Drive Your Plow Over the Bones of the Dead, Olga Tokarczuk

My rating: 5 of 5 stars
After reading of Polish writer Olga Tokarczuk in the New Yorker, I devoured her most recent novel. It’s narrated in the first person by an elderly woman named Janina—a name she despises--who lives in a rural Polish settlement accessible by dirt roads. Surrounded by forests and wildlife, it’s a fitting setting for an animal lover like her, who attends to the movements of deer, foxes, and humans as she makes her rounds and plays the role of caretaker to the summer residents. She has an odd assortment of neighbors, to whom she gives darkly humorous nicknames such as Big Foot, Oddball, and the Writer. She herself, it turns out, is given to vehement verbal assaults on the local hunters, the owner of a fox farm, and even the village priest who blesses the hunt—on anyone who kills/murders animals.

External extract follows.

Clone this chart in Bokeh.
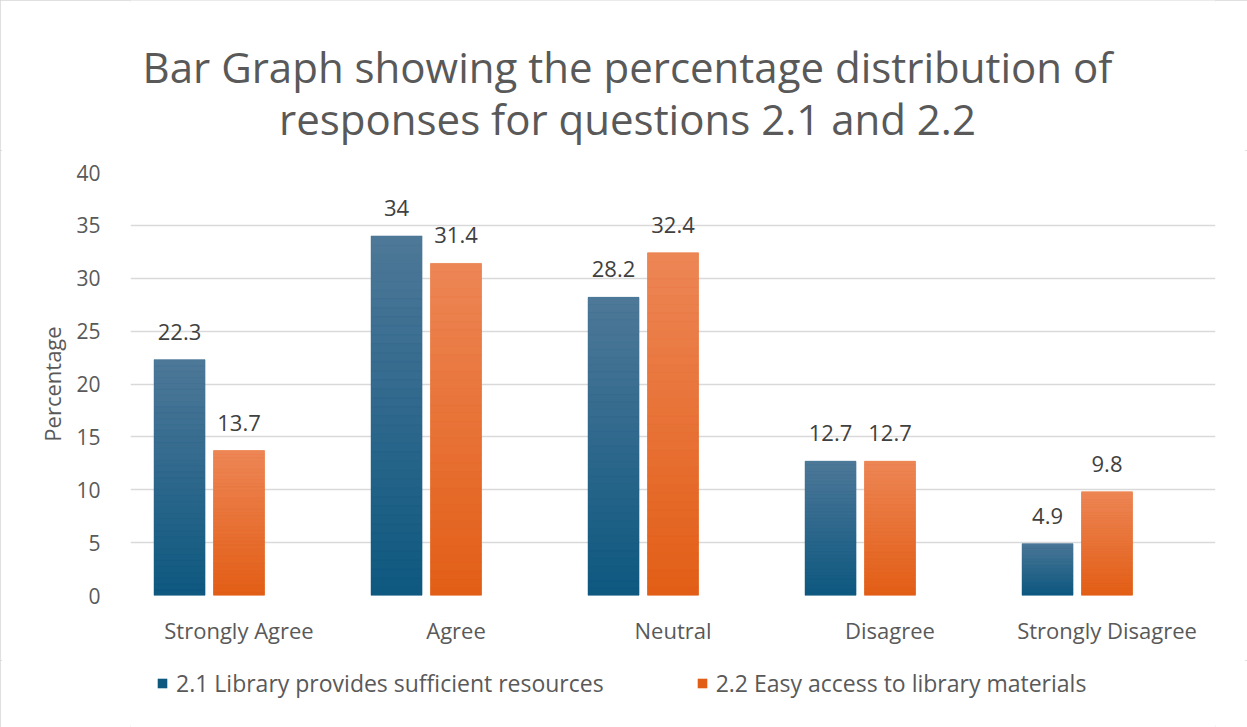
from bokeh.plotting import figure
from bokeh.layouts import column
from bokeh.models import (ColumnDataSource, FactorRange, Legend, LegendItem,
                          FixedTicker, LabelSet, Label, Range1d)
from bokeh.core.properties import value
from bokeh.transform import dodge
from bokeh.embed import file_html
from bokeh.resources import INLINE

# ---- data ----
categories = ["Strongly Agree", "Agree", "Neutral", "Disagree", "Strongly Disagree"]
lib_resources = [22.3, 34, 28.2, 12.7, 4.9]      # 2.1 Library provides sufficient resources
easy_access = [13.7, 31.4, 32.4, 12.7, 9.8]      # 2.2 Easy access to library materials
series_names = ["2.1 Library provides sufficient resources",
                "2.2 Easy access to library materials"]
y_ticks = [0, 5, 10, 15, 20, 25, 30, 35, 40]
title_lines = ["Bar Graph showing the percentage distribution of",
               "responses for questions 2.1 and 2.2"]

FONT = "Open Sans"
TXT = "#595959"
W = 1247
ML, MR = 130, 32          # left / right margins shared by all strips
TOP_H, LEG_H = 150, 67
MAIN_H = 727 - TOP_H - LEG_H

# gradient colours (bottom -> top)
blue_bottom, blue_top = (14, 88, 128), (78, 120, 152)
orange_bottom, orange_top = (226, 94, 22), (237, 134, 86)


def hexc(c):
    return "#%02x%02x%02x" % tuple(int(round(v)) for v in c)


def gradient_source(values, c0, c1, n=40):
    xs, bots, tops, cols = [], [], [], []
    for cat, v in zip(categories, values):
        for k in range(n):
            t = (k + 0.5) / n
            xs.append(cat)
            bots.append(v * k / n)
            tops.append(v * (k + 1) / n)
            cols.append(hexc([a + (b - a) * t for a, b in zip(c0, c1)]))
    return ColumnDataSource(dict(x=xs, bottom=bots, top=tops, color=cols))


def strip(height, x_range, y_range):
    f = figure(width=W, height=height, output_backend="svg", toolbar_location=None,
               x_range=x_range, y_range=y_range, x_axis_type=None, y_axis_type=None,
               min_border_left=ML, min_border_right=MR, min_border_top=0,
               min_border_bottom=0)
    f.grid.visible = False
    f.outline_line_color = None
    f.border_fill_color = "white"
    return f


# ---- title strip (data units == pixels) ----
p0 = strip(TOP_H, Range1d(ML, W - MR), Range1d(TOP_H, 0))
for txt, yb in zip(title_lines, [66, 118]):
    p0.add_layout(Label(x=627, y=yb, text=txt, text_align="center",
                        text_baseline="alphabetic", text_font=FONT,
                        text_font_size="42px", text_color=TXT))

# ---- main chart ----
p = figure(x_range=FactorRange(*categories, range_padding=0), y_range=(0, 40),
           width=W, height=MAIN_H, output_backend="svg", toolbar_location=None,
           min_border_left=ML, min_border_right=MR, min_border_top=22,
           min_border_bottom=65)
p.border_fill_color = "white"

BW = 0.235
OFF1, OFF2 = -0.274, 0.0

src = ColumnDataSource(dict(cat=categories, s1=lib_resources, s2=easy_access,
                            l1=[f"{v:g}" for v in lib_resources],
                            l2=[f"{v:g}" for v in easy_access]))

p.vbar(x=dodge("cat", OFF1, range=p.x_range), top="s1", width=BW, source=src,
       fill_color=hexc(blue_bottom), line_color=None)
p.vbar(x=dodge("cat", OFF2, range=p.x_range), top="s2", width=BW, source=src,
       fill_color=hexc(orange_bottom), line_color=None)

g1 = gradient_source(lib_resources, blue_bottom, blue_top)
g2 = gradient_source(easy_access, orange_bottom, orange_top)
p.vbar(x=dodge("x", OFF1, range=p.x_range), bottom="bottom", top="top", width=BW,
       source=g1, fill_color="color", line_color="color", line_width=0.5)
p.vbar(x=dodge("x", OFF2, range=p.x_range), bottom="bottom", top="top", width=BW,
       source=g2, fill_color="color", line_color="color", line_width=0.5)

for off, ycol, lcol in [(OFF1, "s1", "l1"), (OFF2, "s2", "l2")]:
    p.add_layout(LabelSet(x=dodge("cat", off, range=p.x_range), y=ycol, text=lcol,
                          source=src, text_align="center", text_baseline="alphabetic",
                          y_offset=20, text_font=value(FONT), text_font_size="22px",
                          text_color="#404040"))

p.yaxis.ticker = FixedTicker(ticks=y_ticks)
p.yaxis.axis_line_color = None
p.yaxis.major_tick_line_color = None
p.yaxis.minor_tick_line_color = None
p.yaxis.major_label_standoff = 24
p.yaxis.major_label_text_font = FONT
p.yaxis.major_label_text_font_size = "21px"
p.yaxis.major_label_text_color = TXT
p.yaxis.axis_label = "Percentage"
p.yaxis.axis_label_text_font = FONT
p.yaxis.axis_label_text_font_size = "22px"
p.yaxis.axis_label_text_font_style = "normal"
p.yaxis.axis_label_text_color = TXT
p.yaxis.axis_label_standoff = 6

p.xaxis.axis_line_color = None
p.xaxis.major_tick_line_color = None
p.xaxis.minor_tick_line_color = None
p.xaxis.major_label_standoff = 13
p.xaxis.major_label_text_font = FONT
p.xaxis.major_label_text_font_size = "22px"
p.xaxis.major_label_text_color = TXT

p.xgrid.grid_line_color = None
p.ygrid.grid_line_color = "#D9D9D9"
p.ygrid.grid_line_width = 1.5
p.outline_line_color = None

# ---- legend strip ----
p2 = strip(LEG_H, Range1d(0, 1), Range1d(0, 1))
lr1 = p2.vbar(x=[-5], top=[-5], width=0.1, fill_color=hexc(blue_bottom), line_color=None)
lr2 = p2.vbar(x=[-5], top=[-5], width=0.1, fill_color=hexc(orange_bottom), line_color=None)
legend = Legend(items=[LegendItem(label=series_names[0], renderers=[lr1]),
                       LegendItem(label=series_names[1], renderers=[lr2])],
                location=(26, 28), orientation="horizontal",
                border_line_color=None, background_fill_alpha=0,
                label_text_font=FONT, label_text_font_size="23px",
                label_text_color=TXT, glyph_width=12, glyph_height=12,
                label_standoff=8, label_height=26, spacing=92, padding=0, margin=0)
p2.add_layout(legend)

layout = column(p0, p, p2, spacing=0,
                styles={"outline": "2px solid #D6D6D6", "outline-offset": "-2px"})

open("out.html", "w").write(file_html(layout, INLINE))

As the neighbors begin to die in mysterious and unpleasant ways, she tries to convince the authorities that it is the animals taking revenge.
Far from being a typical mystery, this novel is a reflection on the uneasy relations between humans and animals, the motions of the planets and their astrological influences, and the idiosyncratic philosophy of the early 19th century visionary William Blake. Janina and her younger friend Dizzy meet on weekends to translate Blake into Polish, and quotes from his writings are scattered throughout the book; other unusual characters include the entomologist Boros, whom Janina encounters collecting beetles in the woods; her silent elderly neighbor Oddball; and the proprietress of a secondhand clothing shop in the nearby village. This assortment of people forms a bond over books, food (such as the intriguing “mustard soup” that appears near the end of the novel), and their common circumstance of living on the margins of society. Unlike most mysteries, there is no relatable detective at the center of the story--but Dizzy works for the police as an IT specialist, and the group of friends share information and speculation about the unfolding deaths. By turns poetic, disturbing, and thought-provoking, this novel is satisfying fare for the book-lover’s table.